Governor Ueda was referring to core-core inflation, which excludes both volatile fresh food and energy prices. This gauge aims to capture the domestic, demand-driven price trend, stripping away the effects of temporary global commodity shocks and weather-related food price swings.
Q2: Why is the BoJ being so cautious about further policy tightening?
The BoJ is prioritizing the sustainability of inflation. After decades of deflation, the bank needs high confidence that price rises are driven by strong domestic demand and wage growth, not just temporary factors. Premature tightening could choke off the fragile economic recovery and push Japan back into deflation.

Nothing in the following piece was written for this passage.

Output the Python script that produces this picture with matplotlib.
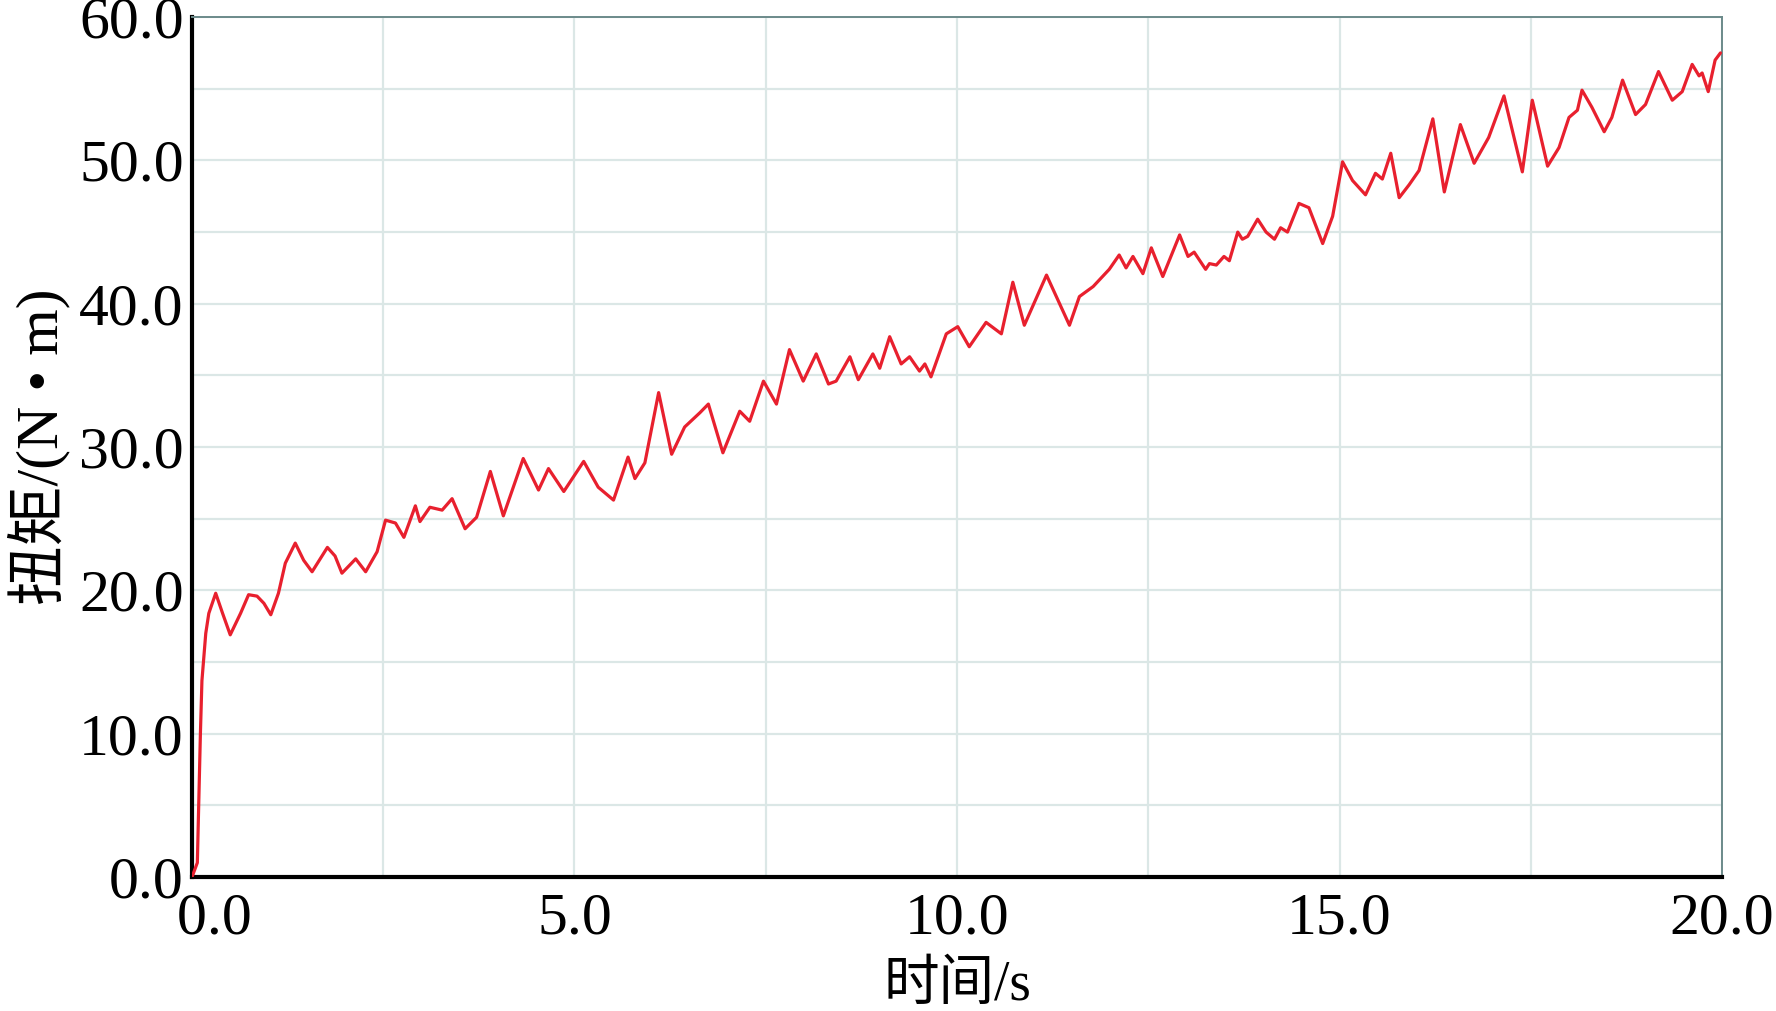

Q3: How does a weaker yen affect the BoJ’s inflation outlook?
A weaker yen increases the cost of imported goods like energy, food, and raw materials, which boosts headline inflation. While this contributes to reaching the 2% target, the BoJ views it as a cost-push factor. The bank’s goal is inflation driven by domestic demand, which a weak yen can actually undermine by reducing households’ real purchasing power.
Q4: What are the risks of inflation accelerating too quickly?
If inflation accelerates beyond the ‘moderate’ pace Ueda described, it could force the BoJ to tighten policy more aggressively than planned. This could increase borrowing costs sharply, potentially destabilizing Japan’s highly indebted government and corporate sector, and triggering volatility in global bond markets.
Q5: How does Japan’s situation compare to other major economies in 2025?
Japan is on a different trajectory. While the US Federal Reserve and European Central Bank are focused on bringing high inflation down to target, the Bank of Japan is trying to nurture inflation up to its target and keep it there sustainably. This policy divergence is a key driver of foreign exchange market movements.